Quelques surprises au palmarès : dans la catégorie Entreprise, mention Internet, ce ne sont ni « Facebook et vous » ni Google qui arrivent en tête, mais Trident Media Guard (TMG) et son actionnaire Thierry Lhermitte. Le comédien a investi dans la société juste avant qu’elle ne soit choisie par la haute autorité Hadopi pour traquer les internautes partageux. « Tout pour Ma Gueule » , traduisent avec humour les BBA. À la fin de la conférence, le secrétaire général du Syndicat de la magistrature et juré Matthieu Bonduelle a annoncé, sourire aux lèvres, le tout premier Prix spécial du jury, attribué à Alex Türk, le président de la Commission nationale de l’informatique et des libertés (Cnil). ­Nominé en tant qu’ « exécuteur de basses œuvres » et pour son usage de la novlangue, il est épinglé pour son ­double discours perpétuel et son habileté à faire diversion. Exemple : montrer Facebook du doigt pour mieux faire oublier la nébuleuse des fichiers policiers. Le lendemain de l’attribution de son prix, il s’est dit honoré, sur Facebook, de cette distinction « décernée par un “jury” composé de membres aussi peu éclairés, tellement contents d’eux-mêmes et ô combien dépourvus de toute influence » . Quant au prix Voltaire il est revenu au collectif grenoblois Pièces et main-d’œuvre (PMO), tête de pont des anti-nanotechnologies. Qui se trouve avoir aussi participé en 2007 à une action d’occupation et de dissolution de la Cnil.

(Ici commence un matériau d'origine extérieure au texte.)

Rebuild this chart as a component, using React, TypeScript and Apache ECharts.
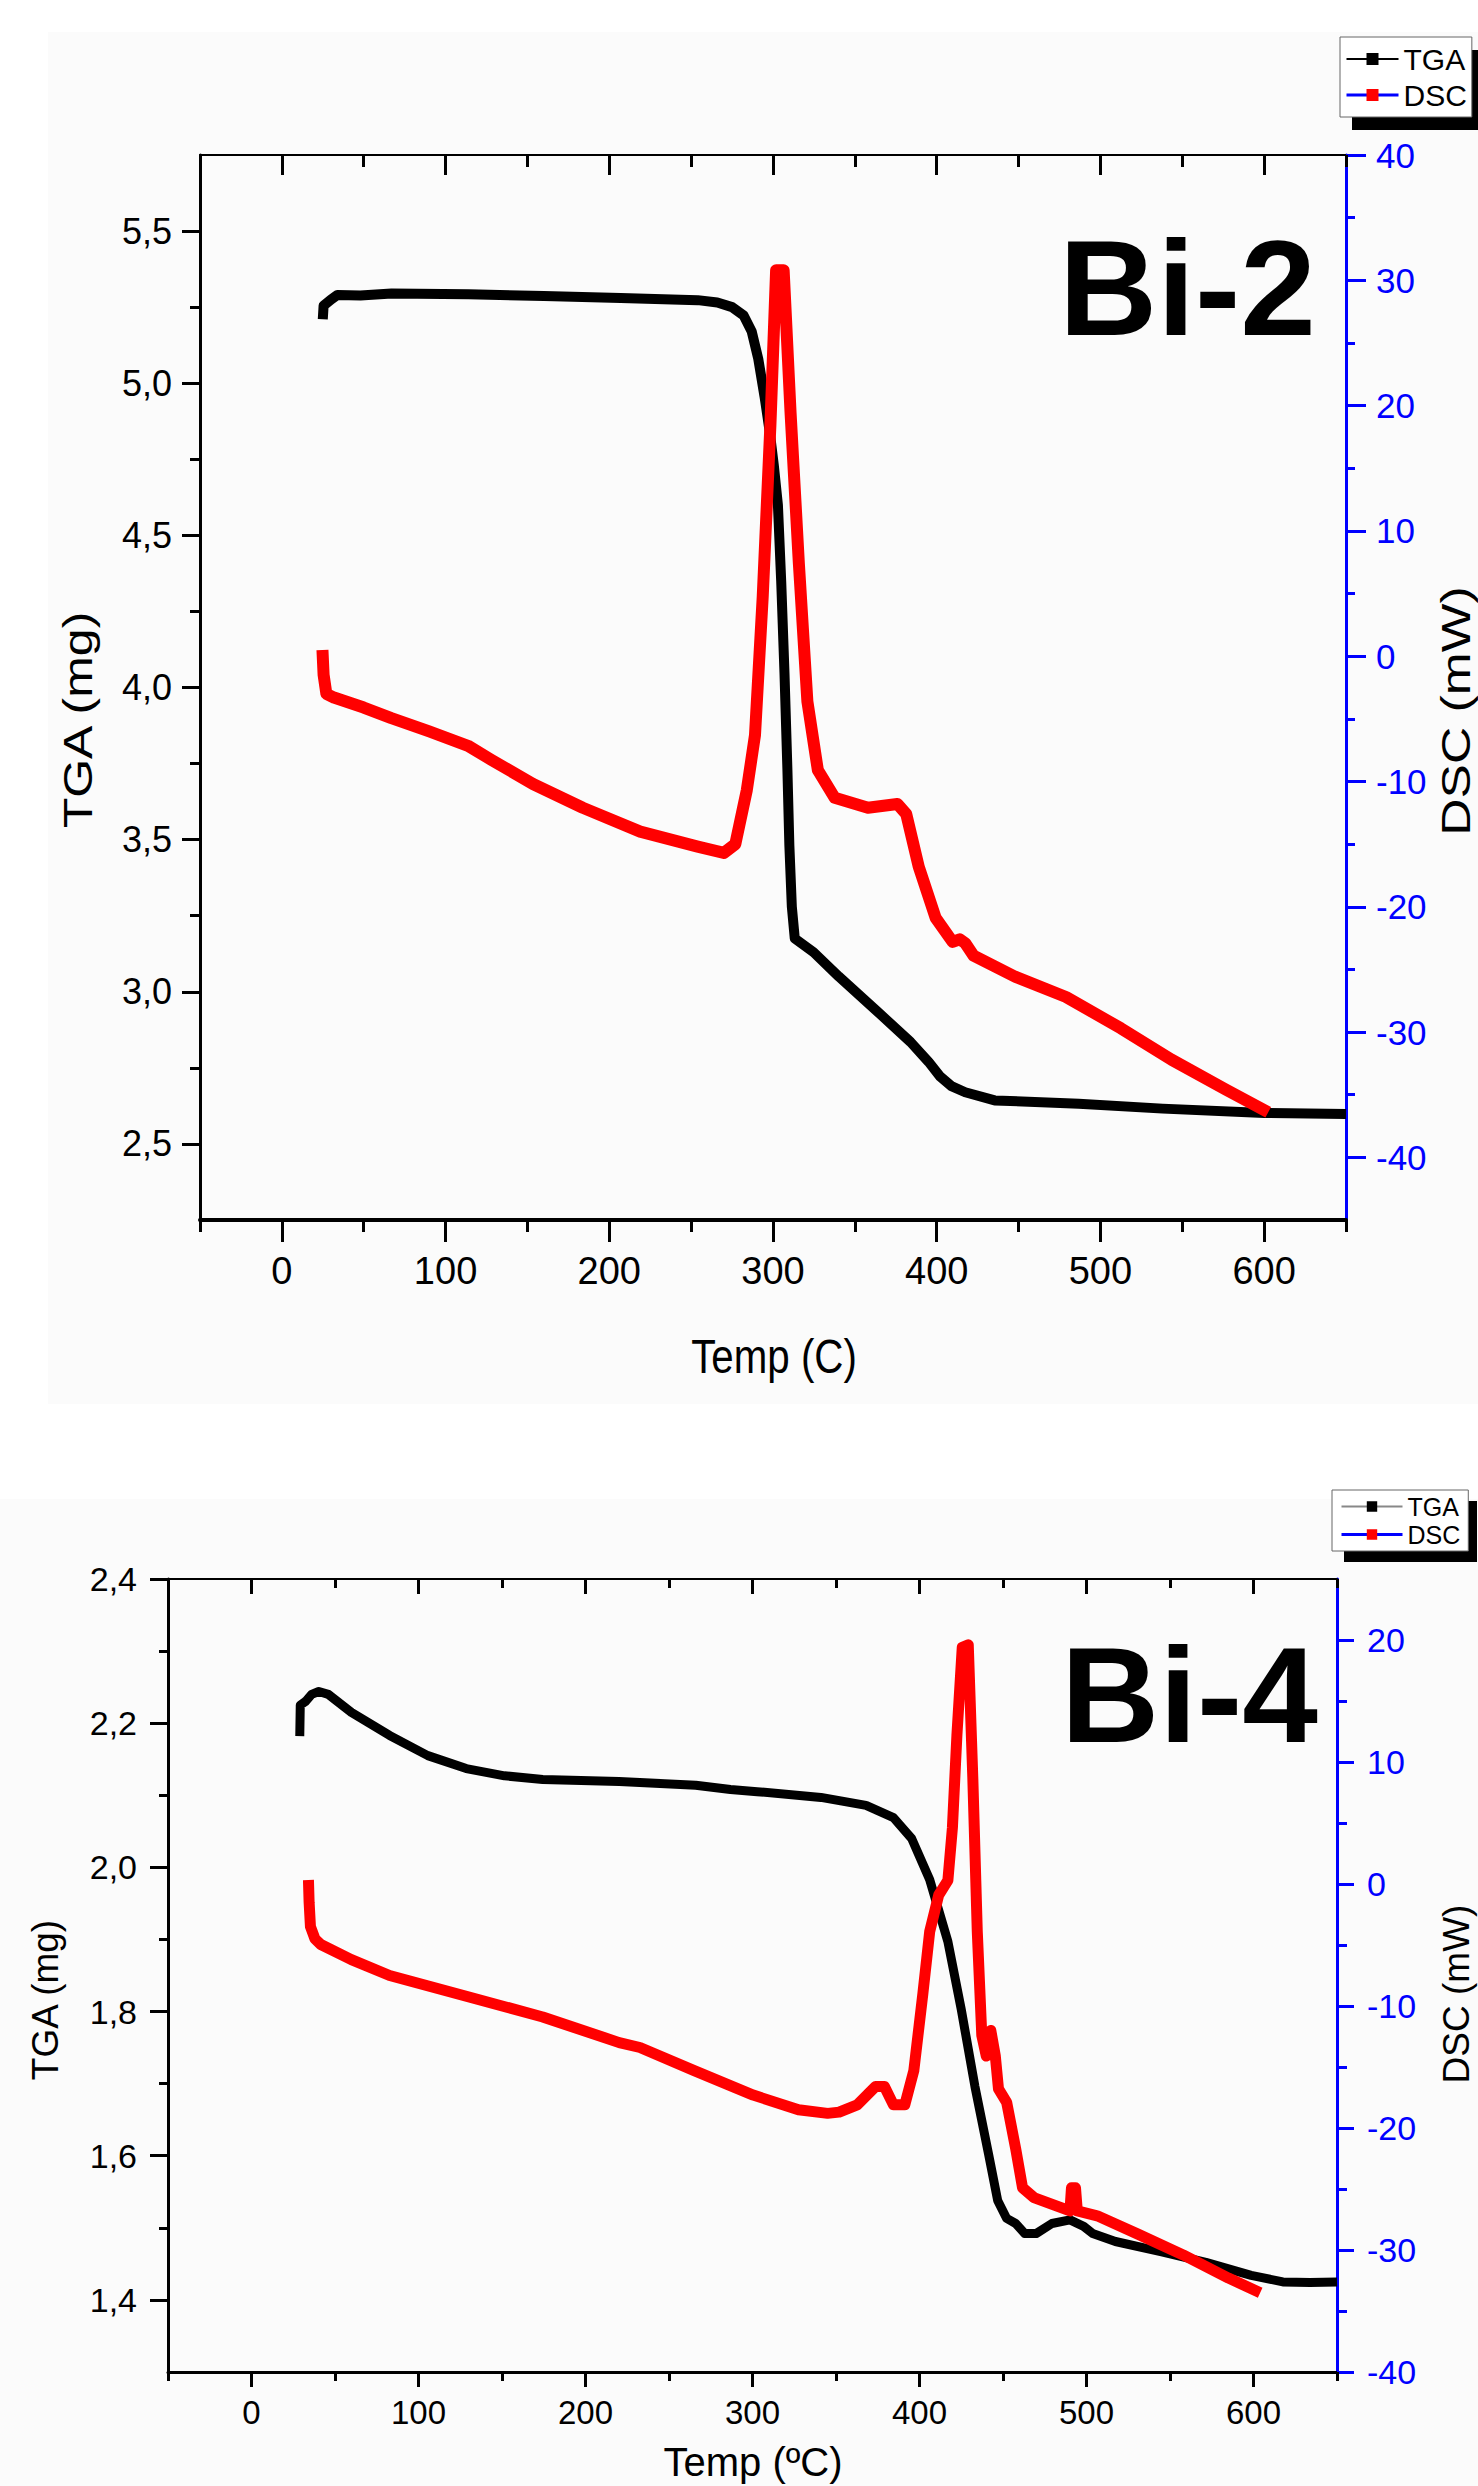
import React, { useEffect, useRef } from "react";
import * as echarts from "echarts";

// ---------- Bi-2 (top) ----------
const tga2T = [25, 25.5, 30, 34, 48, 67, 114, 160, 207, 254, 266, 275, 282, 287, 291, 295, 298, 300.5, 303, 305, 307, 308.8, 310, 311.5, 313.3, 324.8, 340.2, 363.4, 384, 395, 402, 409, 417.4, 435.4, 486.8, 538, 600, 650];
const tga2V = [5.21, 5.255, 5.275, 5.29, 5.288, 5.295, 5.292, 5.287, 5.28, 5.273, 5.265, 5.25, 5.223, 5.17, 5.08, 4.95, 4.84, 4.73, 4.6, 4.35, 4.05, 3.73, 3.48, 3.28, 3.175, 3.13, 3.05, 2.937, 2.835, 2.77, 2.722, 2.69, 2.67, 2.643, 2.632, 2.616, 2.602, 2.598];
const dsc2T = [24.8, 25.5, 27.2, 31.8, 50, 66.9, 90, 113.7, 127.7, 153.4, 183.8, 218.9, 254, 270, 277, 284, 289, 293.7, 298.4, 301.9, 306.5, 310.7, 315.8, 321, 327.4, 337.7, 358, 370, 376, 381.4, 389, 399.4, 409.7, 414, 417.4, 422.5, 448.2, 479, 512.5, 543.4, 576.8, 602.5];
const dsc2V = [0.5, -1.5, -3.0, -3.3, -4.1, -4.95, -6.0, -7.15, -8.25, -10.2, -12.1, -14.0, -15.2, -15.7, -15.0, -10.7, -6.3, 4.7, 18.4, 30.8, 30.8, 19.5, 7.4, -3.6, -9.1, -11.3, -12.1, -11.9, -11.8, -12.6, -16.8, -20.9, -22.8, -22.6, -22.9, -23.9, -25.6, -27.2, -29.7, -32.2, -34.6, -36.4];

// ---------- Bi-4 (bottom) ----------
const tga4T = [28.9, 29.2, 32.3, 36, 40.3, 46, 59.8, 82.7, 105.6, 128.6, 151.5, 174.4, 220.2, 266, 286.8, 302.8, 341, 368, 384.4, 395.3, 406.1, 417, 425, 433.2, 441.3, 446.8, 452.2, 457.6, 463, 469.8, 479.3, 490.1, 498.3, 503.7, 517.3, 544.4, 571.5, 598.6, 617.6, 633.8, 650];
const tga4V = [2.182, 2.225, 2.23, 2.24, 2.244, 2.24, 2.215, 2.183, 2.155, 2.137, 2.127, 2.122, 2.119, 2.114, 2.108, 2.105, 2.097, 2.086, 2.069, 2.04, 1.983, 1.897, 1.803, 1.696, 1.603, 1.538, 1.513, 1.506, 1.492, 1.492, 1.506, 1.511, 1.502, 1.492, 1.481, 1.467, 1.452, 1.434, 1.425, 1.424, 1.425];
const dsc4T = [34.1, 34.5, 35.3, 38, 41.5, 59.8, 82.7, 128.6, 174.4, 220.2, 232.6, 265.1, 300.4, 327.5, 345, 351.9, 362.7, 373.6, 379, 384.4, 391.2, 396.6, 402, 406.1, 411.5, 417, 419.7, 422.4, 425.6, 429.2, 431.9, 434.6, 437.3, 440, 442.7, 445.4, 447.3, 452.2, 457.6, 461.7, 468.5, 490.1, 491, 493.4, 494.5, 506.4, 530.8, 557.9, 585, 604];
const dsc4V = [0.33, -1.5, -3.5, -4.5, -4.96, -6.2, -7.5, -9.2, -10.9, -13.0, -13.4, -15.3, -17.3, -18.5, -18.8, -18.7, -18.1, -16.6, -16.6, -18.1, -18.1, -15.3, -9.0, -3.9, -0.9, 0.3, 4.6, 12.2, 19.4, 19.6, 8.8, -3.9, -12.4, -14.1, -12.0, -14.1, -16.8, -17.9, -21.7, -24.9, -25.7, -26.8, -24.9, -24.9, -26.8, -27.2, -28.7, -30.4, -32.3, -33.5];

// ---------- ticks ----------
const tempMajor = [0, 100, 200, 300, 400, 500, 600];
const tempMinor = [-50, 50, 150, 250, 350, 450, 550, 650];
const tga2Major = [2.5, 3, 3.5, 4, 4.5, 5, 5.5];
const tga2Minor = [2.75, 3.25, 3.75, 4.25, 4.75, 5.25];
const dsc2Major = [-40, -30, -20, -10, 0, 10, 20, 30, 40];
const dsc2Minor = [-35, -25, -15, -5, 5, 15, 25, 35];
const tga4Major = [1.4, 1.6, 1.8, 2.0, 2.2, 2.4];
const tga4Minor = [1.5, 1.7, 1.9, 2.1, 2.3];
const dsc4Major = [-40, -30, -20, -10, 0, 10, 20];
const dsc4Minor = [-35, -25, -15, -5, 5, 15];

const FONT = "'Liberation Sans', Arial, sans-serif";
const NARROW = "'Liberation Sans Narrow', 'Liberation Sans', Arial, sans-serif";
const BLUE = "#0000ff";
const RED = "#ff0000";

const pts = (xs: number[], ys: number[]) => xs.map((x, i) => [x, ys[i]]);
const comma = (v: number) => v.toFixed(1).replace(".", ",");

function ax(o: any) {
  const a: any = {
    type: "value",
    gridIndex: o.grid,
    position: o.pos,
    min: o.min,
    max: o.max,
    splitLine: { show: false },
    axisPointer: { show: false },
    axisLine: { show: (o.lineW || 0) > 0, onZero: false, lineStyle: { color: o.color, width: o.lineW || 1 } },
    axisTick: {
      show: true,
      inside: !!o.inside,
      customValues: o.ticks,
      length: o.len,
      lineStyle: { color: o.color, width: o.tickW || 3 },
    },
    axisLabel: { show: false },
  };
  if (o.labels) {
    a.axisLabel = {
      show: true,
      customValues: o.labels,
      margin: o.margin,
      color: o.color,
      fontFamily: o.font,
      fontSize: o.size,
    };
    if (o.fmt) a.axisLabel.formatter = o.fmt;
  }
  return a;
}

function txt(text: string, x: number, y: number, size: number, opts: any = {}) {
  return {
    type: "text",
    x,
    y,
    rotation: opts.rot || 0,
    scaleX: opts.sx || 1,
    scaleY: opts.sy || 1,
    z: 10,
    style: {
      text,
      fill: opts.color || "#000",
      fontSize: size,
      fontFamily: opts.font || FONT,
      fontWeight: opts.weight || "normal",
      align: opts.align || "center",
      verticalAlign: "middle",
    },
  };
}

const lineSeries = (name: string, xi: number, yi: number, data: number[][], color: string, width: number, z: number) => ({
  type: "line",
  name,
  xAxisIndex: xi,
  yAxisIndex: yi,
  data,
  showSymbol: false,
  symbol: "rect",
  silent: true,
  z,
  itemStyle: { color },
  lineStyle: { color, width, cap: "butt", join: "round" },
});

export default function App() {
  const ref = useRef<HTMLDivElement>(null);

  useEffect(() => {
    if (!ref.current) return;
    const chart = echarts.init(ref.current, undefined, { renderer: "svg" });

    const option: any = {
      animation: false,
      grid: [
        { left: 200, top: 155, width: 1146, height: 1065, show: false },
        { left: 168, top: 1579, width: 1169, height: 793, show: false },
      ],
      xAxis: [
        // grid 0
        ax({ grid: 0, pos: "bottom", min: -50, max: 650, color: "#000", lineW: 4, ticks: tempMajor, len: 22, labels: tempMajor, margin: 32, font: NARROW, size: 38 }),
        ax({ grid: 0, pos: "bottom", min: -50, max: 650, color: "#000", lineW: 0, ticks: tempMinor, len: 12 }),
        ax({ grid: 0, pos: "top", min: -50, max: 650, color: "#000", lineW: 2, ticks: tempMajor, len: 20, inside: true }),
        ax({ grid: 0, pos: "top", min: -50, max: 650, color: "#000", lineW: 0, ticks: tempMinor, len: 12, inside: true }),
        // grid 1
        ax({ grid: 1, pos: "bottom", min: -50, max: 650, color: "#000", lineW: 3, ticks: tempMajor, len: 15, labels: tempMajor, margin: 24, font: FONT, size: 33 }),
        ax({ grid: 1, pos: "bottom", min: -50, max: 650, color: "#000", lineW: 0, ticks: tempMinor, len: 9 }),
        ax({ grid: 1, pos: "top", min: -50, max: 650, color: "#000", lineW: 2, ticks: tempMajor, len: 15, inside: true }),
        ax({ grid: 1, pos: "top", min: -50, max: 650, color: "#000", lineW: 0, ticks: tempMinor, len: 9, inside: true }),
      ],
      yAxis: [
        // grid 0
        ax({ grid: 0, pos: "left", min: 2.25, max: 5.75, color: "#000", lineW: 3, ticks: tga2Major, len: 18, labels: tga2Major, margin: 28, font: FONT, size: 36, fmt: comma }),
        ax({ grid: 0, pos: "left", min: 2.25, max: 5.75, color: "#000", lineW: 0, ticks: tga2Minor, len: 10 }),
        ax({ grid: 0, pos: "right", min: -45, max: 40, color: BLUE, lineW: 3, ticks: dsc2Major, len: 20, labels: dsc2Major, margin: 30, font: FONT, size: 35 }),
        ax({ grid: 0, pos: "right", min: -45, max: 40, color: BLUE, lineW: 0, ticks: dsc2Minor, len: 9 }),
        // grid 1
        ax({ grid: 1, pos: "left", min: 1.3, max: 2.4, color: "#000", lineW: 3, ticks: tga4Major, len: 18, labels: tga4Major, margin: 31, font: FONT, size: 34, fmt: comma }),
        ax({ grid: 1, pos: "left", min: 1.3, max: 2.4, color: "#000", lineW: 0, ticks: tga4Minor, len: 9 }),
        ax({ grid: 1, pos: "right", min: -40, max: 25, color: BLUE, lineW: 3, ticks: dsc4Major, len: 17, labels: dsc4Major, margin: 30, font: FONT, size: 34 }),
        ax({ grid: 1, pos: "right", min: -40, max: 25, color: BLUE, lineW: 0, ticks: dsc4Minor, len: 10 }),
      ],
      legend: [
        {
          left: 1340,
          top: 37,
          orient: "vertical",
          padding: [7, 5],
          itemGap: 6,
          itemWidth: 52,
          itemHeight: 15,
          backgroundColor: "#fff",
          borderColor: "#666",
          borderWidth: 1,
          selectedMode: false,
          textStyle: { fontFamily: NARROW, fontSize: 30, color: "#000" },
          data: [
            { name: "TGA", itemStyle: { color: "#000", borderWidth: 0 }, lineStyle: { color: "#000", width: 2 } },
            { name: "DSC", itemStyle: { color: RED, borderWidth: 0 }, lineStyle: { color: BLUE, width: 3 } },
          ],
        },
        {
          left: 1332,
          top: 1490,
          orient: "vertical",
          padding: [4, 8],
          itemGap: 3,
          itemWidth: 61,
          itemHeight: 13,
          backgroundColor: "#fff",
          borderColor: "#666",
          borderWidth: 1,
          selectedMode: false,
          textStyle: { fontFamily: FONT, fontSize: 25, color: "#000" },
          data: [
            { name: "TGA", itemStyle: { color: "#000", borderWidth: 0 }, lineStyle: { color: "#888", width: 2 } },
            { name: "DSC", itemStyle: { color: RED, borderWidth: 0 }, lineStyle: { color: BLUE, width: 3 } },
          ],
        },
      ],
      series: [
        lineSeries("TGA", 0, 0, pts(tga2T, tga2V), "#000", 10, 3),
        lineSeries("DSC", 0, 2, pts(dsc2T, dsc2V), RED, 12, 4),
        lineSeries("TGA", 4, 4, pts(tga4T, tga4V), "#000", 9, 3),
        lineSeries("DSC", 4, 6, pts(dsc4T, dsc4V), RED, 11, 4),
      ],
      graphic: [
        { type: "rect", z: 1, shape: { x: 1352, y: 50, width: 130, height: 80 }, style: { fill: "#000" } },
        { type: "rect", z: 1, shape: { x: 1344, y: 1501, width: 133, height: 61 }, style: { fill: "#000" } },
        txt("Bi-2", 1059, 288, 136, { weight: "bold", align: "left" }),
        txt("Bi-4", 1061, 1695, 136, { weight: "bold", align: "left" }),
        txt("TGA (mg)", 78, 720, 40, { rot: Math.PI / 2, sx: 1.25 }),
        txt("DSC (mW)", 1456, 711, 40, { rot: Math.PI / 2, sx: 1.29 }),
        txt("Temp (C)", 774, 1356, 48, { sx: 0.84 }),
        txt("TGA (mg)", 45, 2000, 37, { rot: Math.PI / 2 }),
        txt("DSC (mW)", 1456, 1994, 37, { rot: Math.PI / 2 }),
        txt("Temp (ºC)", 753, 2462, 40),
      ],
    };

    chart.setOption(option);
    return () => chart.dispose();
  }, []);

  return (
    <div style={{ position: "absolute", left: 0, top: 0, width: 1478, height: 2486, background: "#fff" }}>
      <div style={{ position: "absolute", left: 48, top: 32, width: 1430, height: 1372, background: "#fbfbfb" }} />
      <div style={{ position: "absolute", left: 0, top: 1499, width: 1478, height: 987, background: "#fbfbfb" }} />
      <div ref={ref} style={{ position: "absolute", left: 0, top: 0, width: 1478, height: 2486 }} />
    </div>
  );
}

Pour bien marquer la tonalité de cette année exceptionnelle, marquée par le slogan « Les surveillés se rebiffent », les organisateurs préparent pour le 29 mai, jour anniversaire, une autre remise des prix en direct, celle du Palmarès BBA spécial dix ans. Les internautes sont invités à voter pour leur candidat préféré dans chaque catégorie d’après la liste des pires primés/nominés des dix années écoulées, disponible sur le site des BBA. Un vote en ligne, donc sujet à caution. « Mais c’était l’occasion, explique une ­membre des BBA, de souligner le problème de non-fiabilité du vote électronique. Et, pour ceux qui viendront le 29 mai, il y aura une bonne vieille urne transparente. » La soirée sera précédée d’un Barcamp (« pas de spectateurs, que des participants »), une après-midi d’ateliers sur le thème de la contre-surveillance au théâtre de la Belle Étoile, à Paris. Et l’ouverture se fera au son des instruments et des rimailles de la compagnie Jolie Môme, hôte de ces BBA 2010.